Jarrett, a junior sustainable development major, originally began playing piano and trombone at a young age. It wasn’t until college that he switched his focus primarily to the mandolin. Cummings is a senior classical guitar performance major and started playing guitar at age 12. Jarrett and Cummings were roommates when they began playing music and writing songs together.

“I really got interested in this kind of music within the last couple of years, and we started playing and going from there,” Cummings said.

Looking to appeal to a larger crowd, the band added Barnes a few months later, and Willis, a senior art performance major with a decade of experience with percussions,  joined early this summer.

The gypsy folk band Bootstrap Slick playing at Black Cat on Friday night. Band members include Hayes Cummings (left), Seth Jarrett (middle) and Jackie Barnes (right). Photo by Tim Hobert  |  The Appalachian
The gypsy folk band Bootstrap Slick playing at Black Cat on Friday night. Band members include Hayes Cummings (left), Seth Jarrett (middle) and Jackie Barnes (right).
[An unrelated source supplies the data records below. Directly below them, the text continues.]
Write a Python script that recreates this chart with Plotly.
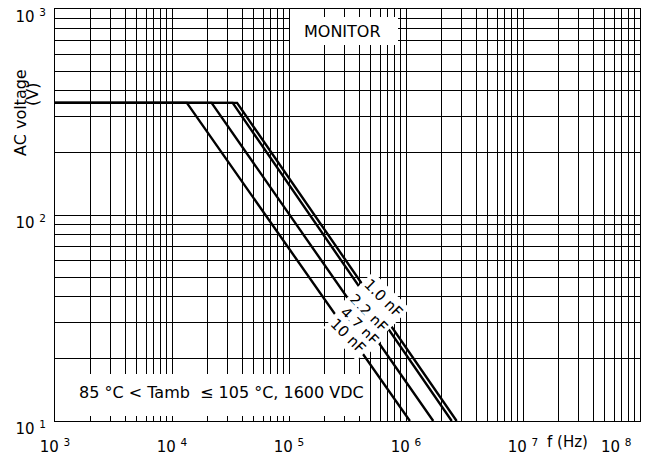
import plotly.graph_objects as go

# ---- data ----
capacitance = ["1.0 nF", "2.2 nF", "4.7 nF", "10 nF"]
f_start_hz = 1e3            # left end of the plateau
v_plateau = 350             # AC voltage on the flat part (V)
f_knee_hz = [36e3, 33e3, 21.8e3, 13.4e3]   # end of plateau per curve
f_end_hz = [2.71e6, 2.46e6, 1.71e6, 1.08e6]  # where each curve reaches 10 V
v_end = 10

x_decades = [3, 4, 5, 6, 7, 8]
y_decades = [1, 2, 3]
minor_mult = [2, 3, 4, 5, 6, 7, 8, 9]

FONT = "DejaVu Sans"


def log_ticks(decades, last_pad=0):
    vals, text = [], []
    for i, d in enumerate(decades):
        lab = "10\u00a0<sup>%d</sup>" % d
        if i == len(decades) - 1 and last_pad:
            lab = lab + "\u00a0" * last_pad
        vals.append(10.0 ** d)
        text.append(lab)
        if i < len(decades) - 1:
            for m in minor_mult:
                vals.append(m * 10.0 ** d)
                text.append("")
    return vals, text


xt_vals, xt_text = log_ticks(x_decades, last_pad=10)
yt_vals, yt_text = log_ticks(y_decades)

fig = go.Figure()
for name, fk, fe in zip(capacitance, f_knee_hz, f_end_hz):
    fig.add_trace(go.Scatter(
        x=[f_start_hz, fk, fe], y=[v_plateau, v_plateau, v_end],
        mode="lines", name=name, line=dict(color="black", width=2.4),
        showlegend=False, hoverinfo="skip"))

axis_common = dict(
    type="log", showgrid=True, gridcolor="black", gridwidth=1,
    showline=True, linecolor="black", linewidth=1, mirror="ticks",
    ticks="inside", ticklen=5, tickwidth=1, tickcolor="black",
    tickfont=dict(family=FONT, size=15, color="black"),
    zeroline=False, ticklabeloverflow="allow", automargin=False,
)

fig.update_layout(
    width=647, height=461, autosize=False,
    margin=dict(l=55, r=7, t=9, b=40, pad=0),
    paper_bgcolor="white", plot_bgcolor="white",
    font=dict(family=FONT, size=15, color="black"),
    xaxis=dict(range=[3, 8], tickvals=xt_vals, ticktext=xt_text,
               ticklabelstandoff=12, **axis_common),
    yaxis=dict(range=[1, 3], tickvals=yt_vals, ticktext=yt_text,
               ticklabelstandoff=5, ticklabelshift=8, **axis_common),
)

W, H, L, T = 585.0, 412.0, 55.0, 9.0


def px(x):
    return (x - L) / W


def py(y):
    return (T + H - y) / H


def note(text, x, y, size=16, angle=0, **kw):
    fig.add_annotation(text=text, x=px(x), y=py(y), xref="paper", yref="paper",
                       xanchor="center", yanchor="middle", showarrow=False,
                       textangle=angle, font=dict(family=FONT, size=size, color="black"),
                       **kw)


# white boxes behind the two text blocks (stop short of the tick marks)
fig.add_shape(type="rect", xref="paper", yref="paper",
              x0=px(56), x1=px(365), y0=py(416), y1=py(374),
              fillcolor="white", line=dict(width=0), layer="above")
fig.add_shape(type="rect", xref="paper", yref="paper",
              x0=px(290), x1=px(398), y0=py(45), y1=py(17),
              fillcolor="white", line=dict(width=0), layer="above")

note("MONITOR", 342, 31.5)
note("85 °C &lt; Tamb  ≤ 105 °C, 1600 VDC", 221, 392.5)

label_pos = [(383, 298), (368, 313), (359, 326), (348, 336)]
for name, (lx, ly) in zip(capacitance, label_pos):
    note(name, lx, ly, size=15, angle=45, bgcolor="white", borderpad=2)

note("f (Hz)", 567, 442, size=15)
note("AC voltage", 20, 113, angle=-90)
note("(V)", 32, 95, angle=-90)

fig.write_html("out.html", config={"displayModeBar": False},
               post_script="document.body.style.margin='0';document.body.style.overflow='hidden';")
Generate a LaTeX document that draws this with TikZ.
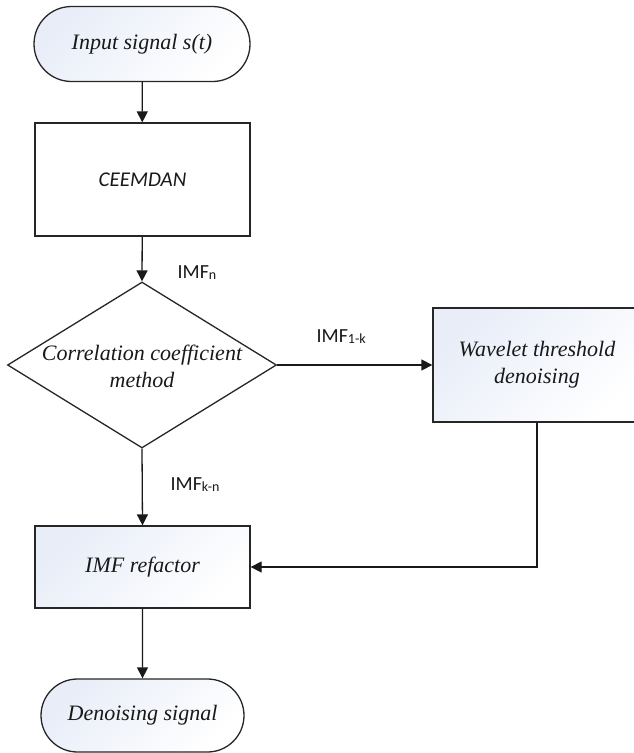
\documentclass[tikz,border=0pt]{standalone}
\usepackage{fontspec}
\setmainfont{Liberation Serif}
\newfontfamily\calfont{Carlito}
\usetikzlibrary{shapes.geometric, shapes.misc, arrows.meta, positioning}
\definecolor{paleblue}{HTML}{E8EDF8}
% IMF label with its small index
\newcommand{\imfsub}[1]{IMF\raisebox{-1pt}{\fontsize{14}{14}\selectfont #1}}

\begin{document}
\begin{tikzpicture}[x=1pt, y=-1pt, line width=1.3pt,
  every node/.style={font=\fontsize{22}{27}\selectfont\itshape, align=center, inner sep=0pt, text=black!90},
  base/.style={draw=black!85},
  shaded/.style={top color=paleblue, bottom color=white, shading angle=45},
  terminal/.style={base, rounded rectangle, shaded},
  process/.style={base, rectangle},
  decision/.style={base, diamond, fill=white},
  flow/.style={-{Triangle[length=11pt, width=11pt]}, black!90},
  imf/.style={font=\calfont\fontsize{20}{20}\selectfont, anchor=west}]

        % Fix the frame of the picture
        \useasboundingbox (0,0) rectangle (634,753);

        % Start and end of the flow
        \node[terminal, minimum width=216, minimum height=75] (input) at (142,44) {Input signal s(t)};
        \node[terminal, minimum width=203, minimum height=73] (output) at (142.5,715.5) {Denoising signal};

        % Processing steps
        \node[process, minimum width=215, minimum height=113, font=\calfont\itshape\fontsize{21}{21}\selectfont] (ceemdan) at (142.5,179.5) {CEEMDAN};
        \node[process, shaded, minimum width=208, minimum height=114] (wavelet) at (537,365) {Wavelet threshold\\denoising};
        \node[process, shaded, minimum width=215, minimum height=82] (refactor) at (142.5,567) {IMF refactor};

        % Decision with its text on top
        \node[decision, minimum width=269, minimum height=166] (corr) at (142,365) {};
        \node (corrtext) at (142,366.5) {Correlation coefficient\\method};

        % Connectors
        \draw[flow] (input) -- (ceemdan);
        \draw[flow] (ceemdan) -- (corr.north);
        \draw[flow] (corr.east) -- (wavelet.west);
        \draw[flow] (corr.south) -- (refactor.north);
        \draw[flow] (wavelet.south) |- (refactor.east);
        \draw[flow] (refactor) -- (output);

        % Labels of the IMF groups
        \node[imf] (imfn) at (177,273) {\imfsub{n}};
        \node[imf] (imfone) at (316,337) {\imfsub{1-k}};
        \node[imf] (imfk) at (170,485) {\imfsub{k-n}};
      \end{tikzpicture}
\end{document}
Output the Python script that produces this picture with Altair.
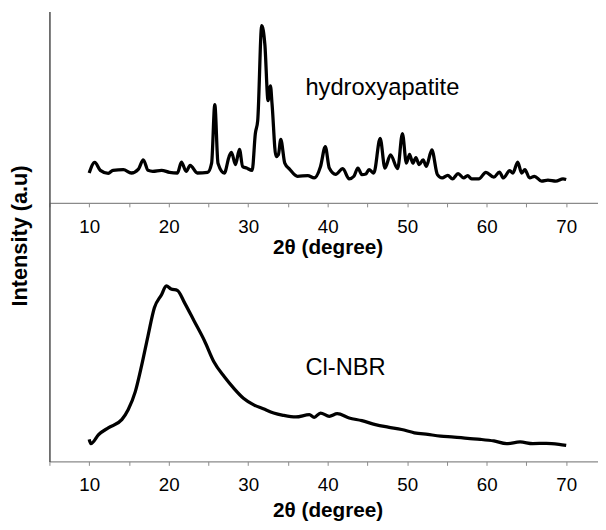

Photo by Tim Hobert | The Appalachian

The band uses each individual’s talents to incorporate elements of bluegrass, classical and jazz influences into their music. Jarrett said they jokingly consider themselves “gypsy-folk-jamgrass.”

Barnes, a senior classical violin performance major, began playing violin in high school and decided to pursue it in college.

“I got kind of bored playing music by dead people,” Barnes said. “So I kind of wanted to do my own thing and started improvising with them, and that’s where I am now.”

Bootstrap Slick identifies with the gypsy genre in order to give themselves the freedom to experiment with their sound.

“You call it gypsy, and you can add anything you want,” Barnes said. “Like Lindsey, she plays with a skillet. You can really add whatever influence you want when you call it gypsy music.”

Jarrett said he hopes to move forward with the group and play in locations outside of North Carolina in years to come.

Bootstrap Slick’s upcoming performances include a show in Boone at a 5K race hosted by Split Rail Records on Sept. 27.